*** Stored data ***
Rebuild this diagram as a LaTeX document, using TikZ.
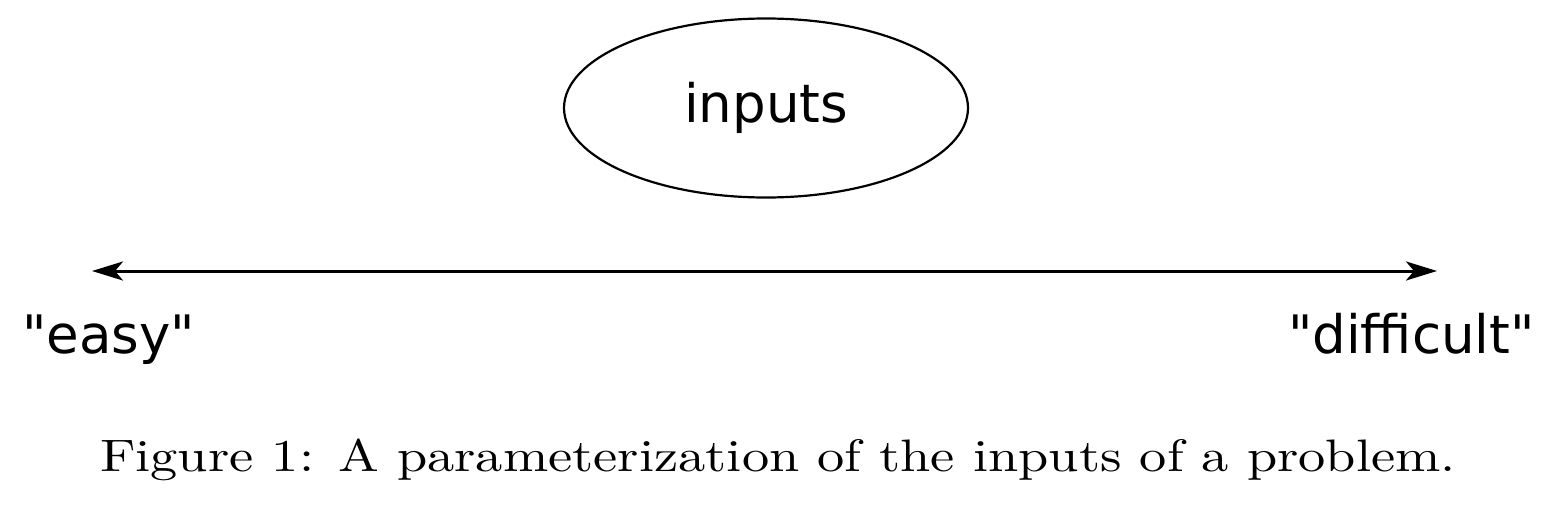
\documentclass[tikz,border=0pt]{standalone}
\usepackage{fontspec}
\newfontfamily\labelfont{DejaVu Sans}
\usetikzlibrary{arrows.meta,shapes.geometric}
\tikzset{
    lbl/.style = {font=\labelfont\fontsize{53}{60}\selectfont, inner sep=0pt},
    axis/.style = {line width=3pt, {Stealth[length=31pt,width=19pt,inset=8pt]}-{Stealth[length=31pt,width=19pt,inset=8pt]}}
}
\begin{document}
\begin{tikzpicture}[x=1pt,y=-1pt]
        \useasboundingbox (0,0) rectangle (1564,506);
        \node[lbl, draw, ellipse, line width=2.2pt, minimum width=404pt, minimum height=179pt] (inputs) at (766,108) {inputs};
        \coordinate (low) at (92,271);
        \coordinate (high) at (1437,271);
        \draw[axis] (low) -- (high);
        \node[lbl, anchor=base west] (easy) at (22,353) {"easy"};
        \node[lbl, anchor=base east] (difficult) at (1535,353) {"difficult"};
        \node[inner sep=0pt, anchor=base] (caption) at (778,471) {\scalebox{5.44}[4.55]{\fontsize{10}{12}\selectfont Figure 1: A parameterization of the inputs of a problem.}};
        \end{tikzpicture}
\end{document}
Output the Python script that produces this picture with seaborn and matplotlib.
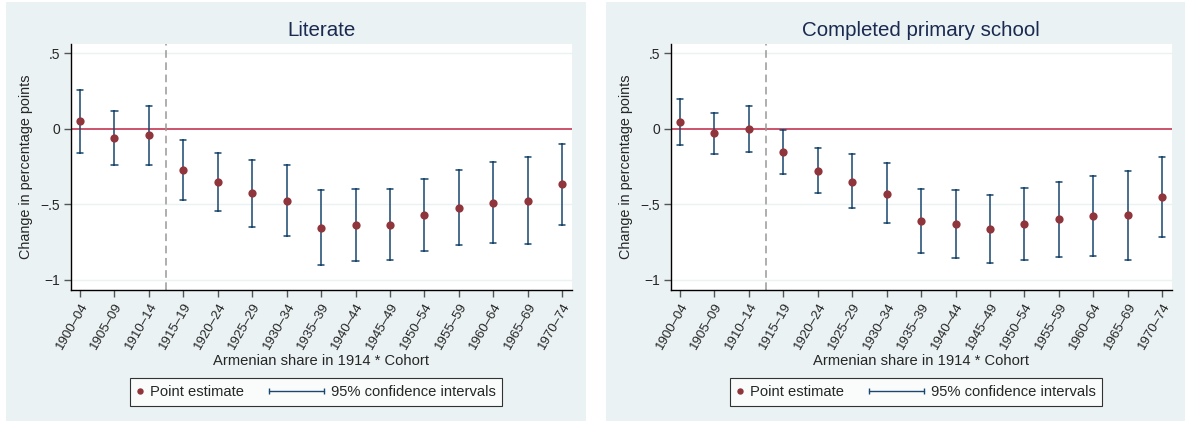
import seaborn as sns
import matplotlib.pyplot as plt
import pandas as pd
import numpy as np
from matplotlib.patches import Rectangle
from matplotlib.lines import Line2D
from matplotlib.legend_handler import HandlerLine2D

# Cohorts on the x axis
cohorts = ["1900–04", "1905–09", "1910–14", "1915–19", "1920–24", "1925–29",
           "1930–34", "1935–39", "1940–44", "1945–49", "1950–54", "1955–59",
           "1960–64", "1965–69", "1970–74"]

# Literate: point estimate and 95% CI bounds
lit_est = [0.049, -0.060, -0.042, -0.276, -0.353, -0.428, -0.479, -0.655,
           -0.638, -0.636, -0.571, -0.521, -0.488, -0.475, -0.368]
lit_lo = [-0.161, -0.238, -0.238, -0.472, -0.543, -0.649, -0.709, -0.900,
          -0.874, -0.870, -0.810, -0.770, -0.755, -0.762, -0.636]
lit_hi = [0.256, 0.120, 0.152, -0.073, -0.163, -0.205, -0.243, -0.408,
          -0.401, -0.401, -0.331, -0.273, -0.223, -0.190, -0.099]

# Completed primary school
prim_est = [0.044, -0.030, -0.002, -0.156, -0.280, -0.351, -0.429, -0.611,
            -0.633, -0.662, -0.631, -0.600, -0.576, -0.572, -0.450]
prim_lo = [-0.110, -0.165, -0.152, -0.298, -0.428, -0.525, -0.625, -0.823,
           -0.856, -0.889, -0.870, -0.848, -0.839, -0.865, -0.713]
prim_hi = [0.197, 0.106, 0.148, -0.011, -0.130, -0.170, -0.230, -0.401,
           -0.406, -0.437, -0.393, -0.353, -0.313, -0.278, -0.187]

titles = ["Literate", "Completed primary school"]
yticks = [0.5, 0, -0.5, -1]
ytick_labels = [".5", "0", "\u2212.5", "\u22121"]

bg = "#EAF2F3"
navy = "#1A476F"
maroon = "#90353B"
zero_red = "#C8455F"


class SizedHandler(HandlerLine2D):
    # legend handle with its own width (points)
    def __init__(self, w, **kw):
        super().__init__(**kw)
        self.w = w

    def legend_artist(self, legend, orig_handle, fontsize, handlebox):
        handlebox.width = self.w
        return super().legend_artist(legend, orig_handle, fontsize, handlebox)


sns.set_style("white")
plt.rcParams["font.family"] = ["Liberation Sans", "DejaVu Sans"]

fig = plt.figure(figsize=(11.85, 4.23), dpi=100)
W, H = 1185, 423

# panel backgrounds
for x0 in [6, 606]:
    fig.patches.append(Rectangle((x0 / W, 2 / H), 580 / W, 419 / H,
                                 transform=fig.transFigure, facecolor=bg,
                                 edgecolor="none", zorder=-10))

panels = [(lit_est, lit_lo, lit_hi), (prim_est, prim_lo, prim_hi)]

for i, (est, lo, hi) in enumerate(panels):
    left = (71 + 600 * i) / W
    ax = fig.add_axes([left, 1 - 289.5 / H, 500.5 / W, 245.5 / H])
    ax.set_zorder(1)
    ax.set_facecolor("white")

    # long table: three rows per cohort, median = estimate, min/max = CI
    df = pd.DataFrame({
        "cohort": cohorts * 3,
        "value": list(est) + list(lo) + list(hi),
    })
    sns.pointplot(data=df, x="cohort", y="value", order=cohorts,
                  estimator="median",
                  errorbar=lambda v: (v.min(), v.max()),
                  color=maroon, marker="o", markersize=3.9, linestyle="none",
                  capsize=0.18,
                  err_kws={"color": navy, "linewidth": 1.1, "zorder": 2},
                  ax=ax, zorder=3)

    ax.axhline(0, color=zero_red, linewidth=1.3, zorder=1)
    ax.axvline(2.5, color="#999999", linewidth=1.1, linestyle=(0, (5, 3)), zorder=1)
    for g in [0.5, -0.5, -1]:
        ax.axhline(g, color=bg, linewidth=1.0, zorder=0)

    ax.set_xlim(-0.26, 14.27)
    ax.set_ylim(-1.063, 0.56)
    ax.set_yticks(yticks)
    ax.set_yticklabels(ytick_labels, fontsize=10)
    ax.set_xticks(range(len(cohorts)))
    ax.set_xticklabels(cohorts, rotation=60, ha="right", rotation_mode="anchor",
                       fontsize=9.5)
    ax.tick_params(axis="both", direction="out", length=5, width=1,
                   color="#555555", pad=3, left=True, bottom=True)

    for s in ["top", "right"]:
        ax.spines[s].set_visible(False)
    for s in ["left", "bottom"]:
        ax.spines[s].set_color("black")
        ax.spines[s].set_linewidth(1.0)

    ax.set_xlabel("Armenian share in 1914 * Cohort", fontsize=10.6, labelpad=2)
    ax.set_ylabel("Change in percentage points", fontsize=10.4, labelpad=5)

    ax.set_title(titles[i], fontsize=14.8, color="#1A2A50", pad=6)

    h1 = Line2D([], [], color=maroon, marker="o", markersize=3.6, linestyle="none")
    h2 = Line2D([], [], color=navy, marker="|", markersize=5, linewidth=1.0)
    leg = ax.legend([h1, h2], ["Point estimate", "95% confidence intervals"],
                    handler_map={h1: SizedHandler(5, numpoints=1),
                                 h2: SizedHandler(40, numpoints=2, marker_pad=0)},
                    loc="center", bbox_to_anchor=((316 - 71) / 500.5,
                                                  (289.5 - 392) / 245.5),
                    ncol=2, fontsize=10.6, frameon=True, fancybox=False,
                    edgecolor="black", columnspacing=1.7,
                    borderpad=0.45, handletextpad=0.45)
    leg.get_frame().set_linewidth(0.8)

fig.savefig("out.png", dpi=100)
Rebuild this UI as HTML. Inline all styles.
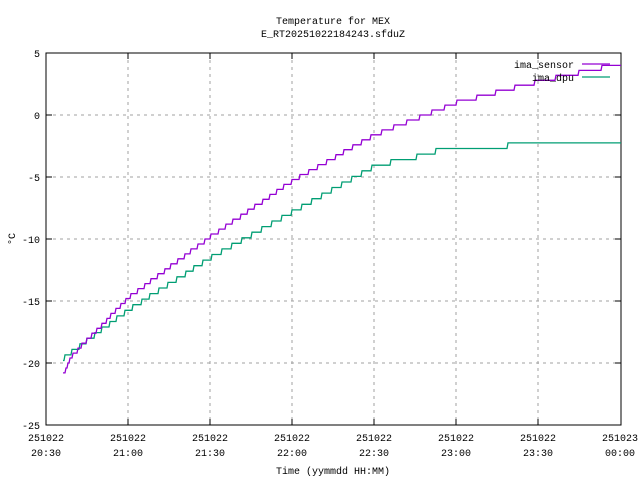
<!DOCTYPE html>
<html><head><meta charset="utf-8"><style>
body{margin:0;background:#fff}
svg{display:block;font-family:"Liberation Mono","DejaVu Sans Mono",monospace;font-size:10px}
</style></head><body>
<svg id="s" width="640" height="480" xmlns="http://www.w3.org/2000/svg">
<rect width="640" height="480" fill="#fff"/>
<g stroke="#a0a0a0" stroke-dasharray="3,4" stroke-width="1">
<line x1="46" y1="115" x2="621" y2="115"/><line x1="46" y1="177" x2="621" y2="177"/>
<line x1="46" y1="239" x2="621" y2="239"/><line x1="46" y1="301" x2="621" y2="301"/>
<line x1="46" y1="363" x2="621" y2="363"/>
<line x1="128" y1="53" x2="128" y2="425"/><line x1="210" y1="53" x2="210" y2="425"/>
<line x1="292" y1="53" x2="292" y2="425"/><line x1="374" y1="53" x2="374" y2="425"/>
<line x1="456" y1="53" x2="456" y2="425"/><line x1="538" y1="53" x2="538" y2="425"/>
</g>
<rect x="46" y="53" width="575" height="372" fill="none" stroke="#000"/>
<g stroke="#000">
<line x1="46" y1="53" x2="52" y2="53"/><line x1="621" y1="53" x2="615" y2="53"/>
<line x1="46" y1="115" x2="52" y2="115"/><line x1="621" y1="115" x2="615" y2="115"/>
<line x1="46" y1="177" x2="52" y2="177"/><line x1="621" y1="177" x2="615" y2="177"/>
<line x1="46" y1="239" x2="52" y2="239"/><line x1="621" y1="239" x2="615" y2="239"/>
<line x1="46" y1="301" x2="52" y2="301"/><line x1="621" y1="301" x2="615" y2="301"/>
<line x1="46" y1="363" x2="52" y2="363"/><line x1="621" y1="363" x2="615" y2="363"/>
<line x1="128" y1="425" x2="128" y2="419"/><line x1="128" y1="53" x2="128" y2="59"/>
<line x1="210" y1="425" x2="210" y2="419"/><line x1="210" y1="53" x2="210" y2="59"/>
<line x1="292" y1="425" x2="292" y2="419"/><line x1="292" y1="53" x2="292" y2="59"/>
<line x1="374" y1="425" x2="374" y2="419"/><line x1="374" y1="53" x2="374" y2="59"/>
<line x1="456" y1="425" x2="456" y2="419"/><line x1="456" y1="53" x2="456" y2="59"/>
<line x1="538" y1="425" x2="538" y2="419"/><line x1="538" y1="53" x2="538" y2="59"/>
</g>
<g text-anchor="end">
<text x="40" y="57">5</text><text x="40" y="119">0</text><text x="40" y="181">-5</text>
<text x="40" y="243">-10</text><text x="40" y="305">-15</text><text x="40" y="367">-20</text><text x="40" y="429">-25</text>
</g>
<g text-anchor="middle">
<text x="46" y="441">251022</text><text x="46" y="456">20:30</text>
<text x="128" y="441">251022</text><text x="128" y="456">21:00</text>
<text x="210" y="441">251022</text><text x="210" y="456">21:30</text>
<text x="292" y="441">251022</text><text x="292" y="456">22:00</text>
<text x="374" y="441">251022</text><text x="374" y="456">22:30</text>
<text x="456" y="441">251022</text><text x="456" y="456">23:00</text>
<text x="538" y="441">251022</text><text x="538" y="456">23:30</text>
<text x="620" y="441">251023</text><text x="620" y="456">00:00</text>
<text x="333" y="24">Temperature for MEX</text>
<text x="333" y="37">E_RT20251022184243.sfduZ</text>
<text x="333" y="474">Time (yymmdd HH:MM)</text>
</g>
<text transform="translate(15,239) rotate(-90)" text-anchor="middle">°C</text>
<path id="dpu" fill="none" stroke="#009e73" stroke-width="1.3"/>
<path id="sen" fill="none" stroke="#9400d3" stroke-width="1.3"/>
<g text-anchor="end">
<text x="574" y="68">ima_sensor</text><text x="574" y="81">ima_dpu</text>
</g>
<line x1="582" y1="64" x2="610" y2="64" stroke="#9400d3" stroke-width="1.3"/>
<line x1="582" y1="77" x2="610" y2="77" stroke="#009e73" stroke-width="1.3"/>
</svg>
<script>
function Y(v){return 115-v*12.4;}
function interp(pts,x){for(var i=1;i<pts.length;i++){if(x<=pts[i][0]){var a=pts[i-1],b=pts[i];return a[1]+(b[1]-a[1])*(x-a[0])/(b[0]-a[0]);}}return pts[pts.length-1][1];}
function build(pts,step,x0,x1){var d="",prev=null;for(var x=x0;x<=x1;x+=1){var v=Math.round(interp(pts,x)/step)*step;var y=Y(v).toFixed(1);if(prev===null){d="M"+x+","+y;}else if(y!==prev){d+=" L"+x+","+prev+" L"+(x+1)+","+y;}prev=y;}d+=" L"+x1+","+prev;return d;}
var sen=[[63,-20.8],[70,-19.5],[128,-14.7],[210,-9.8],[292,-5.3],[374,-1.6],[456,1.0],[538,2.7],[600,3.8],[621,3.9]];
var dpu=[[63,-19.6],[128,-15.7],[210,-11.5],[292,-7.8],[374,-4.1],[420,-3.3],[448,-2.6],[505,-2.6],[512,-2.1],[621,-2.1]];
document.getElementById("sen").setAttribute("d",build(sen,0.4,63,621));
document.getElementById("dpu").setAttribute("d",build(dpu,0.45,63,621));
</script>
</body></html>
***
→ **Short problem**
Starting at the line containing "Output the Python" and stopping after the line containing "-0.406, -0.437, -0.393, -0.353, -0.313, -0.278, -0.187]", give the lines again exactly and leave out every image.

→ **Completed task**
Output the Python script that produces this picture with seaborn and matplotlib.
import seaborn as sns
import matplotlib.pyplot as plt
import pandas as pd
import numpy as np
from matplotlib.patches import Rectangle
from matplotlib.lines import Line2D
from matplotlib.legend_handler import HandlerLine2D

# Cohorts on the x axis
cohorts = ["1900–04", "1905–09", "1910–14", "1915–19", "1920–24", "1925–29",
           "1930–34", "1935–39", "1940–44", "1945–49", "1950–54", "1955–59",
           "1960–64", "1965–69", "1970–74"]

# Literate: point estimate and 95% CI bounds
lit_est = [0.049, -0.060, -0.042, -0.276, -0.353, -0.428, -0.479, -0.655,
           -0.638, -0.636, -0.571, -0.521, -0.488, -0.475, -0.368]
lit_lo = [-0.161, -0.238, -0.238, -0.472, -0.543, -0.649, -0.709, -0.900,
          -0.874, -0.870, -0.810, -0.770, -0.755, -0.762, -0.636]
lit_hi = [0.256, 0.120, 0.152, -0.073, -0.163, -0.205, -0.243, -0.408,
          -0.401, -0.401, -0.331, -0.273, -0.223, -0.190, -0.099]

# Completed primary school
prim_est = [0.044, -0.030, -0.002, -0.156, -0.280, -0.351, -0.429, -0.611,
            -0.633, -0.662, -0.631, -0.600, -0.576, -0.572, -0.450]
prim_lo = [-0.110, -0.165, -0.152, -0.298, -0.428, -0.525, -0.625, -0.823,
           -0.856, -0.889, -0.870, -0.848, -0.839, -0.865, -0.713]
prim_hi = [0.197, 0.106, 0.148, -0.011, -0.130, -0.170, -0.230, -0.401,
           -0.406, -0.437, -0.393, -0.353, -0.313, -0.278, -0.187]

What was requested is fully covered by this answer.